The top manta spots are Nusa Penida’s Manta Point (reef mantas year-round), Komodo’s Manta Alley and Karang Makassar, and Raja Ampat’s Manta Sandy and Blue Magic, where both reef and oceanic mantas gather at cleaning stations from October to April. Sangalaki in the Derawan islands is also a manta nursery.

Where can you see hammerhead sharks in Indonesia?

The Banda Sea is the classic destination for schooling scalloped hammerheads, on liveaboard trips in October and November. You can also encounter them in deeper water off Kakaban near Maratua in the cooler months. Both require advanced experience because the action is deep and current-prone.

Where is the best macro and muck diving in Indonesia?

The Lembeh Strait in North Sulawesi is the muck-diving capital of the world, with flamboyant cuttlefish, hairy frogfish, mimic octopus and Bobbit worms on black volcanic sand. Ambon and Alor are the other great critter destinations, famous for psychedelic frogfish and rhinopias.

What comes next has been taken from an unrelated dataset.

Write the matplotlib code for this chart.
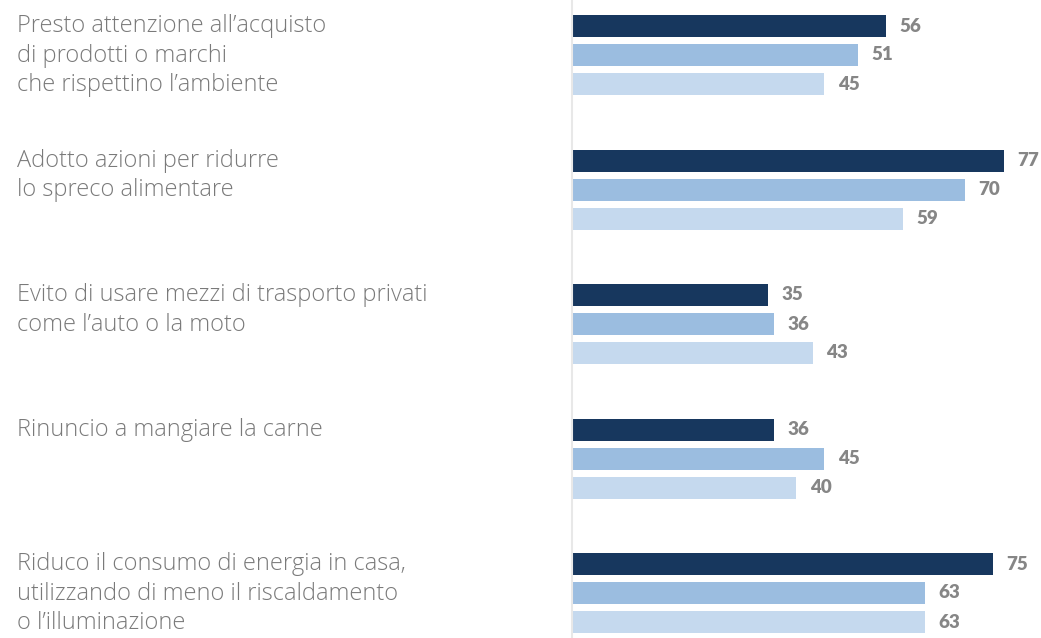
import matplotlib
matplotlib.use("Agg")
import matplotlib.pyplot as plt
import numpy as np

categories = [
    "Presto attenzione all\u2019acquisto\ndi prodotti o marchi\nche rispettino l\u2019ambiente",
    "Adotto azioni per ridurre\nlo spreco alimentare",
    "Evito di usare mezzi di trasporto privati\ncome l\u2019auto o la moto",
    "Rinuncio a mangiare la carne",
    "Riduco il consumo di energia in casa,\nutilizzando di meno il riscaldamento\no l\u2019illuminazione",
]
series_a = [56, 77, 35, 36, 75]
series_b = [51, 70, 36, 45, 63]
series_c = [45, 59, 43, 40, 63]

colors = ["#17375e", "#9bbde0", "#c5d9ee"]
label_color = "#7a7a7a"
value_color = "#868686"

W, H = 1041, 638
fig = plt.figure(figsize=(W / 100, H / 100), dpi=100)
ax_left_px = 572
ax_width_px = 466
ax = fig.add_axes([ax_left_px / W, 0, ax_width_px / W, 1])

group_px = 134.5
pitch = 29 / group_px
bar_h = 22 / group_px
top = -55 / group_px
ax.set_ylim(top + H / group_px, top)
ax.set_xlim(0, ax_width_px / 5.61)

y = np.arange(len(categories))
for k, (vals, col) in enumerate(zip([series_a, series_b, series_c], colors)):
    pos = y + (k - 1) * pitch
    ax.barh(pos, vals, height=bar_h, color=col, edgecolor="none")
    for p, v in zip(pos, vals):
        ax.annotate(f"{v}", xy=(v, p), xytext=(9.5, 0), textcoords="offset points",
                    ha="left", va="center", fontsize=13.5, fontweight="heavy",
                    color=value_color, family=["Lato", "DejaVu Sans"])

for side in ["top", "right", "bottom"]:
    ax.spines[side].set_visible(False)
ax.spines["left"].set_color("#e8e8e8")
ax.spines["left"].set_linewidth(1.5)
ax.set_xticks([])
ax.set_yticks([])

# category labels, top-aligned with the first bar of each group
for i, cat in enumerate(categories):
    y_top = i - pitch - bar_h / 2
    ax.annotate(cat, xy=(0, y_top), xycoords=("figure fraction", "data"),
                xytext=(17 * 0.72, 0.5), textcoords="offset points",
                ha="left", va="top", fontsize=17, fontweight="light",
                color=label_color, linespacing=1.29,
                family=["Open Sans", "DejaVu Sans"])

fig.savefig("out.png", dpi=100)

Do you need a liveaboard for Raja Ampat?

No. Raja Ampat has excellent land-based resorts in both the Dampier Strait and Misool areas, and many top sites are reachable by day boat. A liveaboard lets you cover more ground and reach remote southern sites, but a resort stay is cheaper and perfectly good for a first visit.

Is diving in Indonesia safe?

Yes, with sensible precautions. Use reputable operators, respect current briefings, and carry an SMB and reef hook for strong-current sites. Decompression chambers are concentrated in Bali, Jakarta and a few hubs, so dive conservatively in remote regions, leave a long surface interval before flying, and carry dive insurance such as DAN.

How many days do you need to dive Indonesia?

Plan at least 7–10 days for a single region once you factor in travel to remote hubs. A classic Raja Ampat or Komodo liveaboard runs 7–11 nights, while a Lembeh-and-Bunaken resort trip works well over 10 days. Two weeks lets you combine two regions comfortably.

What is the water temperature when diving in Indonesia?

Water is generally a warm 27–30°C across most of the country, so a 3mm wetsuit suffices in many areas. The exceptions are cold thermoclines at Nusa Penida’s Crystal Bay and southern Komodo, where temperatures can drop below 20°C — especially in Mola Mola season — so bring a 5mm if you’re chasing the sunfish.